La rapidité des événements n'avait pas laissé à nos hommes le temps d'améliorer leurs positions par la construction de quelques ouvrages de campagne . C'est à peine s'ils avaient pu prendre, pendant la nuit, quelques heures d'un repos plus que nécessaire .
Dans son ordre d'armée pour la grande journée qui se préparait, Groeben déclarait, avec une impatiente ardeur, qu'il fallait terminer la guerre d'un seul coup . Cependant, redoutant encore que son adversaire ne parvint à se dérober au dernier moment, il concluait par ces lignes caractéristiques :
" Dans le cas où l'ennemi n'attendrait pas notre attaque, on le poursuivrait énergiquement en employant la totalité de nos forces . L'expérience a appris, en effet, que, contre des troupes si faiblement organisés, c'est moins par le combat lui-même que par le profit que l'on sait en tirer que l'on obtient les plus grands résultats "

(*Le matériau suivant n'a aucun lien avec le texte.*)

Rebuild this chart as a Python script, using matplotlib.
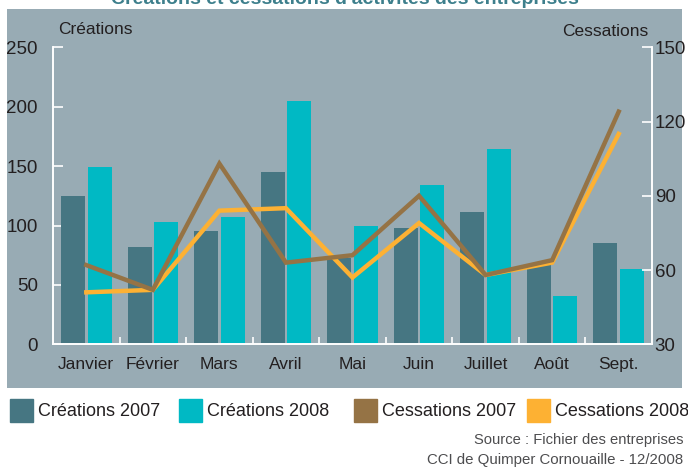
import numpy as np
import matplotlib
matplotlib.use("Agg")
import matplotlib.pyplot as plt
from matplotlib.patches import Rectangle

# Data
#
mois = ["Janvier", "Février", "Mars", "Avril", "Mai", "Juin", "Juillet", "Août", "Sept."]
creations_2007 = [125, 82, 95, 145, 73, 98, 111, 67, 85]
creations_2008 = [149, 103, 107, 205, 100, 134, 164, 41, 63]
cessations_2007 = [62, 52, 103, 63, 66, 90, 58, 64, 124]
cessations_2008 = [51, 52, 84, 85, 57, 79, 58, 63, 115]

# Colours
#
BG = "#98abb4"
C_DARK = "#467682"
C_CYAN = "#00b9c4"
C_BROWN = "#957345"
C_ORANGE = "#fdb133"
TXT = "#231f20"

plt.rcParams["font.family"] = ["Liberation Sans", "DejaVu Sans"]

fig = plt.figure(figsize=(6.88, 4.68), dpi=100)
W, H = 688, 468

# Grey panel behind the chart (an empty axes used as background)
#
bg = fig.add_axes([7 / W, 1 - 388 / H, 675 / W, 379 / H], zorder=-5)
bg.set_facecolor(BG)
bg.set_xticks([])
bg.set_yticks([])
for s in bg.spines.values():
    s.set_visible(False)

# Title, cut off at the top like the original
#
fig.text(345 / W, 1 - 4 / H, "Créations et cessations d'activités des entreprises",
         ha="center", va="baseline", fontsize=14, fontweight="bold", color="#3d7f8c")

ax = fig.add_axes([53 / W, 1 - 344.3 / H, 599 / W, 297 / H])
ax.set_facecolor("none")
ax2 = ax.twinx()

x = np.arange(len(mois))
bw = 0.36
ax.bar(x - 0.2, creations_2007, bw, color=C_DARK, zorder=2)
ax.bar(x + 0.2, creations_2008, bw, color=C_CYAN, zorder=2)

ax2.plot(x, cessations_2008, color=C_ORANGE, lw=3.2, solid_joinstyle="miter", zorder=3)
ax2.plot(x, cessations_2007, color=C_BROWN, lw=3.2, solid_joinstyle="miter", zorder=4)

ax.set_xlim(-0.5, len(mois) - 0.5)
ax.set_ylim(0, 250)
ax2.set_ylim(30, 150)
ax.set_yticks([0, 50, 100, 150, 200, 250])
ax2.set_yticks([30, 60, 90, 120, 150])

# Month labels in the middle, ticks on the boundaries
#
ax.set_xticks(np.arange(0.5, len(mois) - 0.5), minor=False)
ax.set_xticklabels([])
ax.set_xticks(x, minor=True)
ax.set_xticklabels(mois, minor=True, fontsize=12.5, color=TXT)
ax.tick_params(axis="x", which="minor", length=0, pad=9)
ax.tick_params(axis="x", which="major", direction="in", length=5, color="white", width=1.2)

ax.tick_params(axis="y", direction="in", length=7, color="white", width=1.2,
               labelsize=13.5, labelcolor=TXT, pad=11)
ax2.tick_params(axis="y", direction="in", length=7, color="white", width=1.2,
                labelsize=13.5, labelcolor=TXT, pad=2)

for a in (ax, ax2):
    a.spines["top"].set_visible(False)
    for side in ("left", "right", "bottom"):
        a.spines[side].set_color("white")
        a.spines[side].set_linewidth(1.2)

fig.text(58 / W, 1 - 30 / H, "Créations", fontsize=12.5, color=TXT, va="center")
fig.text(648 / W, 1 - 32 / H, "Cessations", fontsize=12.5, color=TXT, va="center", ha="right")

# Legend: square patches and labels placed one by one
#
leg_colors = [C_DARK, C_CYAN, C_BROWN, C_ORANGE]
leg_labels = ["Créations 2007", "Créations 2008", "Cessations 2007", "Cessations 2008"]
leg_x = [10, 179, 354, 527]
for lx, c, lab in zip(leg_x, leg_colors, leg_labels):
    fig.patches.append(Rectangle((lx / W, 1 - 422 / H), 23 / W, 23 / H,
                                 transform=fig.transFigure, color=c))
    fig.text((lx + 28) / W, 1 - 411 / H, lab, fontsize=13, color=TXT, va="center")

fig.text(683 / W, 1 - 440 / H, "Source : Fichier des entreprises",
         ha="right", va="center", fontsize=10.6, color="#4d4d4f")
fig.text(683 / W, 1 - 460 / H, "CCI de Quimper Cornouaille - 12/2008",
         ha="right", va="center", fontsize=10.8, color="#4d4d4f")

fig.savefig("out.png", dpi=100, facecolor="white")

Le plan du général Prussien était donc de déborder notre extrême-gauche au sud, et notre extrême-droite au Nord-Nord-Ouest, de nous refouler en même temps dans St-Quentin par un effort général et de nous enlever toute possibilité de gagner la région du Nord ou de l'Est par les routes de Cambrai, de Bohain, du Cateau et de Guise .
Tirant de Rouen, du gouvernement de Reims, de l'armée de la Meuse et de l'armée du siège de Paris toutes les ressources momentanément disponibles, le général de Groeben avait amené ces forces imposantes autour de St-Quentin, avec la ferme conviction d'écraser l'armée du Nord, de l'envelopper et de la faire entièrement prisonnière .
A l'ouest, le général-lieutenant de Kummer devait s'avancer avec toutes ses forces et son artillerie par les routes de Vermand et d'Etreillers . Son objectif était de tout culbuter devant lui, de tourner St-Quentin et de s'en emparer, tandis que le général de Groeben devait s'étendre sur sa gauche jusqu'à la route de Cambrai .
Au sud, le général-lieutenant baron de Barnekow avait ordre de marcher sur St-Quentin avec la 16eme division d'infanterie Prussienne et la division Prince-Albrecht le long de la voie de fer et par la route de la Fère, en cherchant à tourner notre gauche .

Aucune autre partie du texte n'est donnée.